Below is an update from recent MAPH Alum Bart Pushaw (’13) on his Fulbright in Estonia. For graduate students interested in applying for Fulbright, the deadline for the 2014-15 year is September 30th, 2013. You can find more information on the University of Chicago’s Graduate Affairs website.
In his book Estonia: A Ramble Through the Periphery, Alexander Theroux devotes an entire chapter to why he abhors the small Baltic country. The first two pages of the last chapter are filled exclusively with sentences beginning with, “I hated…” While his disgust for Estonia, accrued while accompanying his wife during her Fulbright fellowship in Tallinn, treats banal facets of quotidian life in the country, it is all too easy to fall into his trap and blindly agree with him. Estonia is obscure, the proper names are strange in comparison with Anglo-American standards (take, for example, the names Tiit, Ene, Aat, Epp, etc.), and beating your naked self with birch branches in a 80°C (172°F) sauna before rolling (your still naked body) in the snow to only jump in a freezing lake might seem a little extreme. But, such a nation would be obscure to Americans growing up in the Cold War era, where Estonia did not exist until it emerged among a plethora of so-called “random” post-Soviet states in 1991 (actually, the Republic of Estonia was also sovereign entity from 1918-1940). And Estonian names are, in fact, normal to Finns—of course a result of Estonians and Finns descent from a singular ancient Finno-Ugric, and notably non-Indo-European, culture. Besides, beating yourself in a sauna is something that really should be experienced before it is written off!

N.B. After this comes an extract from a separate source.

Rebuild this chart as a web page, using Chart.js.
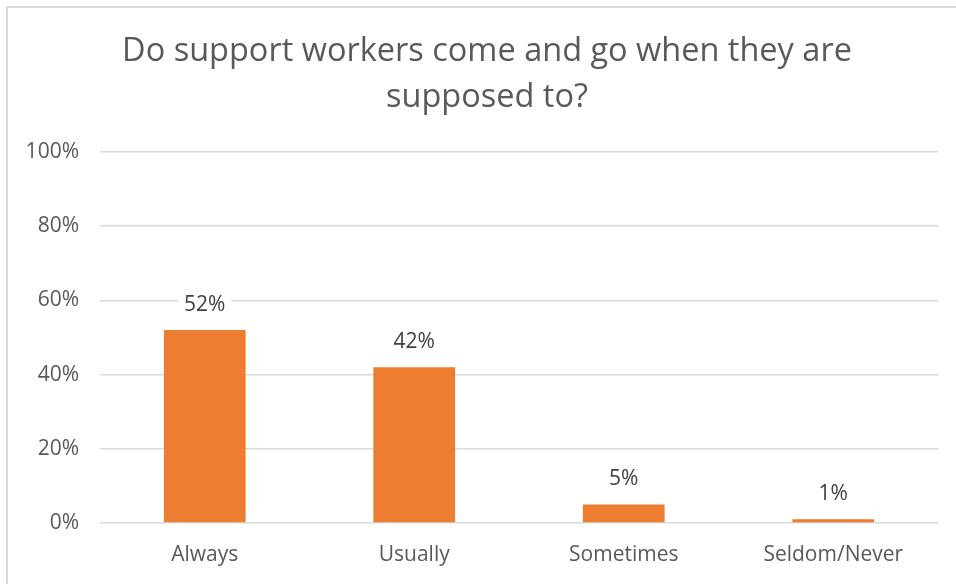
<!DOCTYPE html>
<html lang="en">
<head>
    <meta charset="UTF-8">
    <title>Support workers</title>
    <script src="https://cdn.jsdelivr.net/npm/chart.js"></script>
    <style>
        body {
            margin: 0;
            padding: 0;
            background-color: #fff;
            overflow: hidden;
        }

        .frame {
            position: absolute;
            left: 6px;
            top: 6px;
            width: 1000px;
            height: 700px;
            border: 2px solid #d9d9d9;
        }

        #chart {
            position: absolute;
            left: 0;
            top: 0;
        }
    </style>
</head>
<body>
    <div class="frame"></div>
    <canvas id="chart" width="956" height="584"></canvas>

<script>
    var categories = ['Always', 'Usually', 'Sometimes', 'Seldom/Never'];
    var percentages = [52, 42, 5, 1];
    var titleLines = ['Do support workers come and go when they are', 'supposed to?'];

    var textColor = '#595959';
    var fontFamily = '"Open Sans", Lato, sans-serif';

    // value labels above each bar, with a white box so the gridline is cut
    var valueLabels = {
        id: 'valueLabels',
        afterLayout: function(chart) {
            // the title sits a little right of the plot centre in the original
            chart.titleBlock.left = 36;
        },
        afterDatasetsDraw: function(chart) {
            var ctx = chart.ctx;
            var bars = chart.getDatasetMeta(0).data;
            ctx.save();
            ctx.font = '21px ' + fontFamily;
            ctx.textAlign = 'center';
            ctx.textBaseline = 'middle';
            bars.forEach(function(bar, i) {
                var txt = percentages[i] + '%';
                var w = ctx.measureText(txt).width;
                ctx.fillStyle = '#fff';
                ctx.fillRect(bar.x - w / 2 - 6, bar.y - 38, w + 12, 26);
                ctx.fillStyle = '#404040';
                ctx.fillText(txt, bar.x, bar.y - 25);
            });
            ctx.restore();
        }
    };

    var ctx = document.getElementById('chart').getContext('2d');
    var myChart = new Chart(ctx, {
        type: 'bar',
        data: {
            labels: categories,
            datasets: [{
                label: 'Responses',
                data: percentages,
                backgroundColor: '#ed7d31',
                borderWidth: 0,
                barPercentage: 0.39,
                categoryPercentage: 1
            }]
        },
        options: {
            responsive: false,
            animation: false,
            layout: {
                padding: { left: 0, right: 18, top: 0, bottom: 0 }
            },
            plugins: {
                legend: { display: false },
                tooltip: { enabled: false },
                title: {
                    display: true,
                    text: titleLines,
                    color: textColor,
                    font: { family: fontFamily, size: 32.5, weight: 'normal', lineHeight: 1.415 },
                    padding: { top: 29, bottom: 31 }
                }
            },
            scales: {
                x: {
                    afterFit: function(scale) {
                        scale.height = 61;
                    },
                    grid: { display: false, drawTicks: false },
                    border: { display: false },
                    ticks: {
                        color: textColor,
                        font: { family: fontFamily, size: 21 },
                        padding: 19
                    }
                },
                y: {
                    min: 0,
                    max: 100,
                    afterFit: function(scale) {
                        scale.width = 100;
                    },
                    grid: { color: '#d9d9d9', lineWidth: 1.5, drawTicks: false },
                    border: { display: false },
                    ticks: {
                        stepSize: 20,
                        color: textColor,
                        font: { family: fontFamily, size: 21 },
                        padding: 21,
                        callback: function(v) { return v + '%'; }
                    }
                }
            }
        },
        plugins: [valueLabels]
    });
</script>
</body>
</html>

It is easy to become disillusioned with studying Estonia, its history, and its culture. The country’s relative obscurity is alluring for many, as is the strangeness of the origin of its language. The grammar is complicated, yet interesting. While studying Estonia continually presents challenges, it is in this process of solving these challenges where my perpetual fascination occurs. My time and energy invested in Estonia is equal to that of a long term relationship. As such, I become highly defensive when I am constantly reminded of the country’s “uselessness” on the international stage. But what have Estonians contributed after all? In a word: Skype. But reaching far back beyond the rise of the Baltic Tiger in the 1990s and the flourishing of twenty-first-century tech-friendly Tallinn (kindergarteners in Estonia are taught the basics of programming code), Estonia’s significance becomes hard to map. While Estonian culture remains a part of my studies, I have an ambivalent relationship to it.
So, you may ask, why am I on a Fulbright fellowship to this place for a year?
I have only been living in Tallinn for two weeks, but my experience has been nothing short of incredible. When I arrived, I attended the monthly meeting of the Tallinn Supper Club, where we feasted on a radicchio harvest. I went sailing on the Bay of Tallinn to watch enormous bonfires lit along the coast by the Baltic Sea as Estonians celebrated (lamented?) the end of summer. I hiked throughout the endless pristine forests just twenty minutes outside of the capital to pick wild mushrooms. And, of course, I’ve gone sauna-ing many times—a very convenient thing to do when you have your own sauna in your apartment. Somehow, I am already slated to give a talk at the end of September at a conference in Estonian. Yet Fulbright experience thus far has hardly even grazed my research project, which, in case you were wondering, examines how Estonian and Latvian artists created a thriving art world out of practically nothing within twenty five years ca. 1890-1915.
Yet my knowledge of Estonian has opened many doors, not only to Estonian people and their culture, but even facilitating my own non-Estonian research. For example, my work on the Finnish artist Beda Stjernschantz would have been impossible without critical Estonian language skills. Furthermore, the painting that is the focus of my essay in a forthcoming exhibition catalogue garnered my attention because it was produced in Estonia, a location that would have otherwise been of little interest had I not invested myself in the region earlier. Due to my ability to approach Stjernschantz’s painting from a new perspective, I am now a member of an international research team that is constructing the largest retrospective exhibit of her artistic output.
On the 95th anniversary of Estonian independence this past February, Toomas Hendrik Ilves, the president of Estonia, made a comment that really struck me. “Everything that is good and dear need not be gallant nor distant. Estonia is like the wild strawberry: it is genuine and small, difficult to find, and those lacking necessary skills do not notice it nor are able to assess it. But once you have it in your hand, once it is there, simply being, then it is one of the best things ever. Our home is our wild strawberry.” I am fully convinced that Estonia and its culture is that wild strawberry—easy to miss, but so indicative and evocative of what you can find if you let yourself wander and become immersed in the magic of the forest.